Archive for January, 2011

Question for a Dedicated Reader

Posted January 25, 2011 By Jandy

While visiting my daughter in Oregon this weekend, I also got to know her girlfriend’s parents. I was asked:

Why do you read?

Not “why do you like to read?” or “what do you read” or “do you read fiction/nonfiction” or any related more specific questions. They wanted to understand me better. Instead, ponder this:

Why do you read?


Posted January 22, 2011 By Jandy

Side Jobs by Jim ButcherThis one tickles me. It’s from Jim Butcher’s wise cracking Harry Dresden:

“To give Molly credit, she might have been nervous, but she had learned the job of wheelman – sorry, political correctioners, wheelperson – fairly well.”

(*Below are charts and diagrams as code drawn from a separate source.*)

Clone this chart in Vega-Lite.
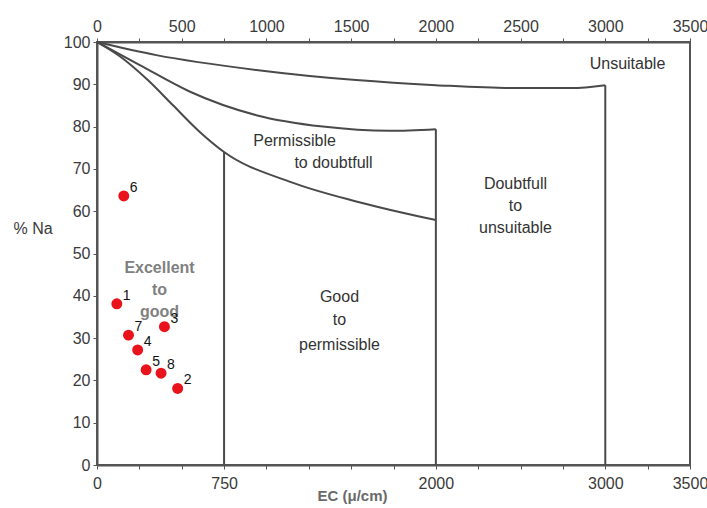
{
  "$schema": "https://vega.github.io/schema/vega-lite/v6.json",
  "width": 593,
  "height": 423,
  "autosize": {"type": "none"},
  "padding": {"left": 97, "top": 42, "right": 17, "bottom": 43},
  "background": "#ffffff",
  "config": {
    "view": {"stroke": "#555555", "strokeWidth": 2},
    "font": "Liberation Sans",
    "axis": {
      "grid": false,
      "domainColor": "#555555",
      "domainWidth": 2,
      "tickColor": "#555555",
      "tickSize": 4,
      "labelFont": "Liberation Sans",
      "labelFontSize": 16,
      "labelColor": "#3a3a3a",
      "labelOverlap": false,
      "labelFlush": false,
      "labelBound": false
    }
  },
  "datasets": {
    "curves": [
      {"seg": "A", "o": 0, "ec": 0, "na": 100},
      {"seg": "A", "o": 1, "ec": 350, "na": 96.9},
      {"seg": "A", "o": 2, "ec": 940, "na": 93.4},
      {"seg": "A", "o": 3, "ec": 1530, "na": 91.0},
      {"seg": "A", "o": 4, "ec": 2000, "na": 89.8},
      {"seg": "A", "o": 5, "ec": 2450, "na": 89.1},
      {"seg": "A", "o": 6, "ec": 2800, "na": 89.1},
      {"seg": "A", "o": 7, "ec": 3000, "na": 89.8},
      {"seg": "B", "o": 0, "ec": 0, "na": 100},
      {"seg": "B", "o": 1, "ec": 250, "na": 94.6},
      {"seg": "B", "o": 2, "ec": 546, "na": 88.3},
      {"seg": "B", "o": 3, "ec": 940, "na": 82.7},
      {"seg": "B", "o": 4, "ec": 1333, "na": 80.0},
      {"seg": "B", "o": 5, "ec": 1727, "na": 79.0},
      {"seg": "B", "o": 6, "ec": 2000, "na": 79.4},
      {"seg": "C", "o": 0, "ec": 0, "na": 100},
      {"seg": "C", "o": 1, "ec": 152, "na": 96.1},
      {"seg": "C", "o": 2, "ec": 300, "na": 91.0},
      {"seg": "C", "o": 3, "ec": 447, "na": 85.1},
      {"seg": "C", "o": 4, "ec": 605, "na": 78.8},
      {"seg": "C", "o": 5, "ec": 750, "na": 74.0},
      {"seg": "C", "o": 6, "ec": 1136, "na": 67.0},
      {"seg": "C", "o": 7, "ec": 1530, "na": 62.3},
      {"seg": "C", "o": 8, "ec": 2000, "na": 57.9}
    ],
    "verticals": [
      {"ec": 750, "top": 74.0, "bottom": 0},
      {"ec": 2000, "top": 79.4, "bottom": 0},
      {"ec": 3000, "top": 89.8, "bottom": 0}
    ],
    "samples": [
      {"id": "1", "ec": 117, "na": 38.1},
      {"id": "2", "ec": 476, "na": 18.1},
      {"id": "3", "ec": 398, "na": 32.7},
      {"id": "4", "ec": 240, "na": 27.2},
      {"id": "5", "ec": 290, "na": 22.5},
      {"id": "6", "ec": 158, "na": 63.6},
      {"id": "7", "ec": 186, "na": 30.7},
      {"id": "8", "ec": 378, "na": 21.7}
    ],
    "zones": [
      {"text": "Unsuitable", "ec": 3131, "na": 94.8},
      {"text": "Permissible", "ec": 1166, "na": 76.6},
      {"text": "to doubtfull", "ec": 1396, "na": 71.4},
      {"text": "Doubtfull", "ec": 2470, "na": 66.4},
      {"text": "to", "ec": 2470, "na": 61.2},
      {"text": "unsuitable", "ec": 2470, "na": 56.0},
      {"text": "Good", "ec": 1431, "na": 39.7},
      {"text": "to", "ec": 1431, "na": 34.3},
      {"text": "permissible", "ec": 1431, "na": 28.4}
    ],
    "excellent": [
      {"text": "Excellent", "ec": 369, "na": 46.6},
      {"text": "to", "ec": 369, "na": 41.4},
      {"text": "good", "ec": 369, "na": 36.2}
    ]
  },
  "resolve": {"axis": {"x": "independent"}},
  "layer": [
    {
      "data": {"name": "curves"},
      "mark": {"type": "line", "interpolate": "monotone", "color": "#4a4a4a", "strokeWidth": 2},
      "encoding": {
        "x": {
          "field": "ec", "type": "quantitative",
          "scale": {"domain": [0, 3500], "nice": false, "zero": true},
          "axis": {
            "orient": "bottom",
            "values": [0, 250, 500, 750, 1000, 1250, 1500, 1750, 2000, 2250, 2500, 2750, 3000, 3250, 3500],
            "labelExpr": "indexof([0, 750, 2000, 3000, 3500], datum.value) >= 0 ? format(datum.value, 'd') : ''",
            "labelPadding": 6,
            "title": "EC (μ/cm)",
            "titleFont": "Liberation Sans",
            "titleFontSize": 15,
            "titleFontWeight": "bold",
            "titleColor": "#6a6a6a",
            "titleX": 255,
            "titleY": 30,
            "titleAnchor": "middle",
            "titleAlign": "center",
            "titleBaseline": "middle"
          }
        },
        "y": {
          "field": "na", "type": "quantitative",
          "scale": {"domain": [0, 100], "nice": false},
          "axis": {
            "values": [0, 10, 20, 30, 40, 50, 60, 70, 80, 90, 100],
            "labelPadding": 3,
            "title": "% Na",
            "titleFont": "Liberation Sans",
            "titleFontSize": 16,
            "titleFontWeight": "normal",
            "titleColor": "#3a3a3a",
            "titleAngle": 0,
            "titleAlign": "left",
            "titleBaseline": "middle",
            "titleX": -84,
            "titleY": 186
          }
        },
        "detail": {"field": "seg"},
        "order": {"field": "o", "type": "quantitative"}
      }
    },
    {
      "data": {"name": "verticals"},
      "mark": {"type": "rule", "color": "#4a4a4a", "strokeWidth": 2},
      "encoding": {
        "x": {
          "field": "ec", "type": "quantitative",
          "axis": {
            "orient": "top",
            "values": [0, 250, 500, 750, 1000, 1250, 1500, 1750, 2000, 2250, 2500, 2750, 3000, 3250, 3500],
            "labelExpr": "datum.value % 500 == 0 ? format(datum.value, 'd') : ''",
            "labelPadding": 4,
            "title": null
          }
        },
        "y": {"field": "top", "type": "quantitative"},
        "y2": {"field": "bottom"}
      }
    },
    {
      "data": {"name": "zones"},
      "mark": {"type": "text", "font": "Liberation Sans", "fontSize": 16, "color": "#333333", "align": "center", "baseline": "middle"},
      "encoding": {
        "x": {"field": "ec", "type": "quantitative", "axis": null},
        "y": {"field": "na", "type": "quantitative"},
        "text": {"field": "text"}
      }
    },
    {
      "data": {"name": "excellent"},
      "mark": {"type": "text", "font": "Liberation Sans", "fontSize": 16, "fontWeight": "bold", "color": "#808080", "align": "center", "baseline": "middle"},
      "encoding": {
        "x": {"field": "ec", "type": "quantitative", "axis": null},
        "y": {"field": "na", "type": "quantitative"},
        "text": {"field": "text"}
      }
    },
    {
      "data": {"name": "samples"},
      "mark": {"type": "point", "filled": true, "shape": "circle", "size": 120, "color": "#e8131b", "opacity": 1},
      "encoding": {
        "x": {"field": "ec", "type": "quantitative", "axis": null},
        "y": {"field": "na", "type": "quantitative"}
      }
    },
    {
      "data": {"name": "samples"},
      "mark": {"type": "text", "font": "Liberation Sans", "fontSize": 14, "color": "#111111", "align": "left", "baseline": "middle", "dx": 6, "dy": -8},
      "encoding": {
        "x": {"field": "ec", "type": "quantitative", "axis": null},
        "y": {"field": "na", "type": "quantitative"},
        "text": {"field": "id"}
      }
    }
  ]
}
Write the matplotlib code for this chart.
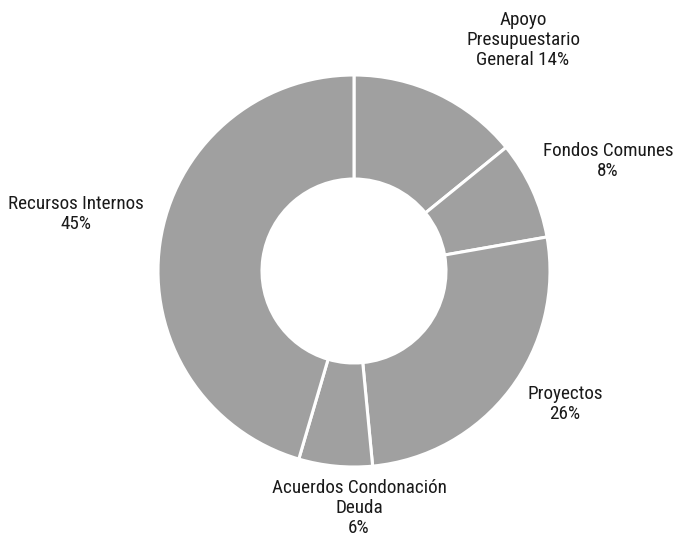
import matplotlib.pyplot as plt
from matplotlib import font_manager

# === Data ===
labels = ["Apoyo\nPresupuestario\nGeneral 14%", "Fondos Comunes\n8%", "Proyectos\n26%",
          "Acuerdos Condonación\nDeuda\n6%", "Recursos Internos\n45%"]
shares = [14, 8, 26, 6, 45]

# label anchor points (pixels, origin bottom-left)
label_pos = [(523, 498), (608, 377), (565, 134), (359, 30), (76, 324)]

# prefer a narrow sans if one is around
names = {f.name for f in font_manager.fontManager.ttflist}
wanted = ["Roboto Condensed", "Open Sans Condensed", "Liberation Sans Narrow", "Liberation Sans"]
family = [f for f in wanted if f in names][:1] or ["DejaVu Sans"]
plt.rcParams["font.family"] = family + ["DejaVu Sans"]

fig = plt.figure(figsize=(6.74, 5.38), dpi=100)
ax = fig.add_axes([0, 0, 1, 1])
ax.set_xlim(0, 674)
ax.set_ylim(0, 538)
ax.set_aspect("equal")
ax.axis("off")

ax.pie(shares, center=(354, 267), radius=196, startangle=90, counterclock=False,
       colors=["#a0a0a0"] * len(shares),
       wedgeprops=dict(width=104, edgecolor="white", linewidth=2.2))

for lab, (x, y) in zip(labels, label_pos):
    ax.text(x, y, lab, ha="center", va="center", fontsize=13.8, color="#1a1a1a",
            linespacing=1.12)

ax.set_xlim(0, 674)
ax.set_ylim(0, 538)
fig.savefig("out.png", dpi=100)
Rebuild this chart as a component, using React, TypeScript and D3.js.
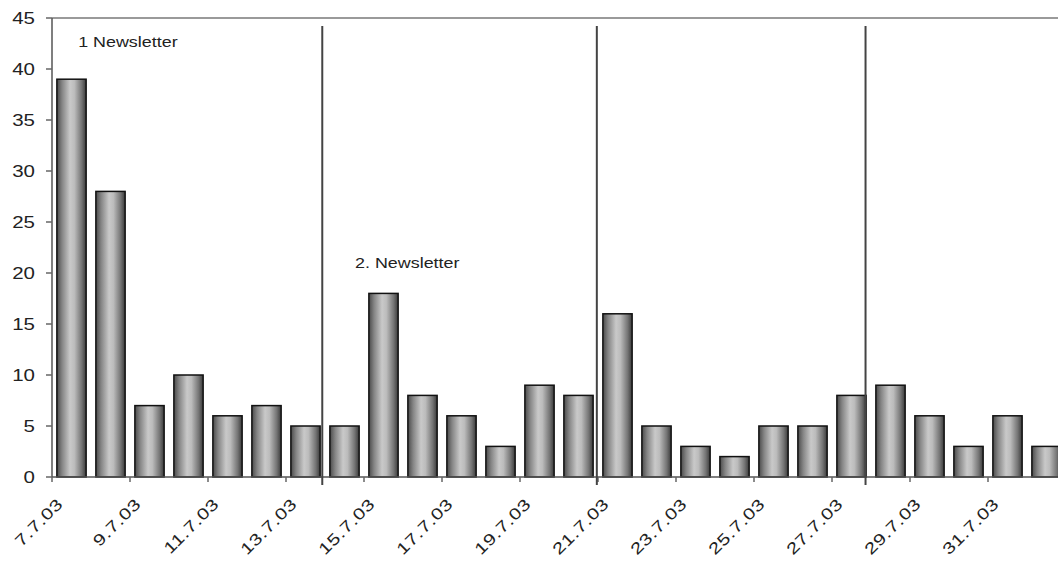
import React from "react";
import * as d3 from "d3";

// Daily counts, July 2003
const dates = [
  "7.7.03", "8.7.03", "9.7.03", "10.7.03", "11.7.03", "12.7.03", "13.7.03",
  "14.7.03", "15.7.03", "16.7.03", "17.7.03", "18.7.03", "19.7.03", "20.7.03",
  "21.7.03", "22.7.03", "23.7.03", "24.7.03", "25.7.03", "26.7.03", "27.7.03",
  "28.7.03", "29.7.03", "30.7.03", "31.7.03", "1.8.03",
];
const counts = [39, 28, 7, 10, 6, 7, 5, 5, 18, 8, 6, 3, 9, 8, 16, 5, 3, 2, 5, 5, 8, 9, 6, 3, 6, 3];
const yTicks = [0, 5, 10, 15, 20, 25, 30, 35, 40, 45];

// Separator lines, in day units from the first day
const separators = [6.93, 13.97, 20.86];

// Text annotations: [label, day position, value]
const notes: [string, number, number][] = [
  ["1 Newsletter", 0.67, 42.2],
  ["2. Newsletter", 7.77, 20.5],
];

const W = 1058;
const H = 563;
const left = 52;
const top = 18;
const bottom = 477;
const step = 39;
const right = left + step * dates.length;
const SX = 1.28;

export default function App() {
  const x = d3
    .scaleBand<string>()
    .domain(dates)
    .range([left, right])
    .paddingInner(0.25)
    .paddingOuter(0.125);
  const y = d3.scaleLinear().domain([0, 45]).range([bottom, top]);
  const dayX = d3.scaleLinear().domain([0, dates.length]).range([left, right]);

  const font = "Arial, 'Liberation Sans', sans-serif";

  return (
    <svg
      width={W}
      height={H}
      style={{ position: "absolute", left: 0, top: 0, background: "#fff", display: "block" }}
    >
      <defs>
        <linearGradient id="barFill" x1="0" x2="1" y1="0" y2="0">
          <stop offset="0%" stopColor="#4a4a4a" />
          <stop offset="18%" stopColor="#858585" />
          <stop offset="45%" stopColor="#c9c9c9" />
          <stop offset="60%" stopColor="#bcbcbc" />
          <stop offset="85%" stopColor="#747474" />
          <stop offset="100%" stopColor="#3a3a3a" />
        </linearGradient>
      </defs>

      {/* plot frame top */}
      <line x1={left} x2={W} y1={y(45)} y2={y(45)} stroke="#9a9a9a" strokeWidth={2} />

      {/* bars */}
      {counts.map((v, i) => (
        <rect
          key={dates[i]}
          x={x(dates[i])}
          y={y(v)}
          width={x.bandwidth()}
          height={y(0) - y(v)}
          fill="url(#barFill)"
          stroke="#111"
          strokeWidth={1.5}
        />
      ))}

      {/* y axis */}
      <line x1={left} x2={left} y1={y(45)} y2={y(0)} stroke="#555" strokeWidth={1.5} />
      {yTicks.map((t) => (
        <g key={t}>
          <line x1={left - 6} x2={left} y1={y(t)} y2={y(t)} stroke="#666" strokeWidth={1.5} />
          <text
            transform={`translate(${left - 17},${y(t)}) scale(${SX},1)`}
            textAnchor="end"
            dy="0.36em"
            fontFamily={font}
            fontSize={16}
            fill="#222"
          >
            {t}
          </text>
        </g>
      ))}

      {/* x axis */}
      <line x1={left} x2={W} y1={y(0)} y2={y(0)} stroke="#555" strokeWidth={1.5} />
      {dates.map((d, i) =>
        i % 2 === 0 ? (
          <g key={d}>
            <line
              x1={dayX(i)}
              x2={dayX(i)}
              y1={y(0)}
              y2={y(0) + 5}
              stroke="#666"
              strokeWidth={1.5}
            />
            <text
              transform={`translate(${(x(d) ?? 0) + 7},505) rotate(-45) scale(${SX},1)`}
              textAnchor="end"
              fontFamily={font}
              fontSize={16}
              letterSpacing={0.4}
              fill="#222"
            >
              {d}
            </text>
          </g>
        ) : null
      )}

      {/* newsletter separators */}
      {separators.map((s) => (
        <line
          key={s}
          x1={dayX(s)}
          x2={dayX(s)}
          y1={26}
          y2={y(0) + 8}
          stroke="#444"
          strokeWidth={2}
        />
      ))}

      {notes.map(([label, p, v]) => (
        <text
          key={label}
          transform={`translate(${dayX(p)},${y(v)}) scale(${SX},1)`}
          fontFamily={font}
          fontSize={14}
          fill="#222"
        >
          {label}
        </text>
      ))}
    </svg>
  );
}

Political correctioners – that’s good.

From “It’s My Birthday Too” in Side Jobs

Edgar Mystery Awards

Posted January 19, 2011 By Jandy

The Mystery Writers of America released the finalists for the 2011 Edgar Awards today. The final list isn’t at the MWA site yet, but here’s the L.A. Times article.

Nope, I haven’t read any of the finalists. But I checked over the long list of nominations and found I had read some of those. At times I also said “I missed that author’s release…”

Even if I didn’t have Mt. Bookpile, and even if I didn’t read anything else, I still couldn’t have read all those books in the past year. It’s fun to check them out, though.

Ebook Disguises

Posted January 14, 2011 By Jandy

One of the complaints about reading an ebook is the different tactile experience. You can’t feel the pages or smell the paper or appreciate the weight or even quickly glance and see how far through a book you are.

When Barnes and Noble offered The Golden Age of Science Fiction: An Anthology of 50 Short Stories for $2, I jumped on it. I love science fiction. This anthology includes stories from authors 100 years ago (Jules Verne and HG Wells) through those still writing (Ben Bova). It was not on my By the End of 2010 Challenge, but it was close after.

I started it last week in the midst of chaos, thinking it would be an easy read. It is, but it’s deceptive. It has over 800 pages. The first story is not a short story but a novella that is around 175 pages (about 75 pages too long IMO after I finished it). I’m thoroughly enjoying the stories.

I have to chuckle when I’m reading some of the older ones (50’s and 60’s especially). These men are traveling through space and have whatever difficulties that they have to fix. More than one of them have whipped out their trusty slide rules to figure the higher math. One even had computers mentioned for navigation but the engineer still used his slide rule. Do people in the higher maths learn how to use a slide rule any more (in case of power failure)? Or is that now a museum piece?

Returning to the disguise. If I had the book in hardcopy, I probably wouldn’t have picked it up yet. With Mt. Bookpile so high, I tend to choose books w under 450 pages. But who can tell the size of an ebook until after you’ve opened it? You certainly can’t just by looking at the title on your ereader. The up side there? The ereader isn’t nearly as heavy as the book would be.

Best Of for 2010

Posted January 10, 2011 By Jandy

Once again I’ve been poking around. National Public Radio (NPR) has a webpage devoted to a group of “best of” by their different columnists. I glanced through all the different lists. I haven’t read any of them (although one has been on order and should arrive any day now). Many of them I haven’t heard of. I decided not to poke too much because I just don’t have the time. Check out the list:

Also, the major children and young adult awards for 2011 like the Caldecott and Newberry Awards were announced this past weekend at the ALA midwinter conference. You can fine those here:

By the End of 2010 Challenge

Posted January 1, 2011 By Jandy

A River in the Sky by Elizabeth Peters
Sizzling Sixteen by Janet Evanovich
Dragongirl by Todd McCaffrey
The Search by Nora Roberts
The Waters Rising by Sherri Tepper
Black Out and All Clear by Connie Willis
Indulgence in Death by J.D. Robb
Secrets of Harmony Grove by Mindy Starns Clark
Happy Ever After by Nora Roberts
The X Factor by Andre Norton
Something from the Nightside by Simon Green
Blood Rites by Barry Nazarian
Side Jobs by Jim Butcher
Wesley the Owl by Stacey O’Brien
Christmas at the Mysterious Bookshop by Otto Penzler

Actually I did pretty good. Of the original list, I still have three and one half books left. Then I added three books and read two of those. So I’m only one and a half books from my original goal if you count numbers.

The hardest part about this challenge was talking myself out of grabbing something else. I wanted (still do) to read these. But I also wanted to read other books on my shelves (like the Charles Martin novels I borrowed from my daughter over a year ago). Plus I’ve added a couple books to my Nook. A friend lent me The Girl Who Played With Fire that I plan to read this month. Then there are the series books I’m reading that I borrow from the library.

In other words, the list goes on and on.

Should I challenge myself again this year? I haven’t decided. I can find all sorts of reading challenges through my friend Shree. Who knows?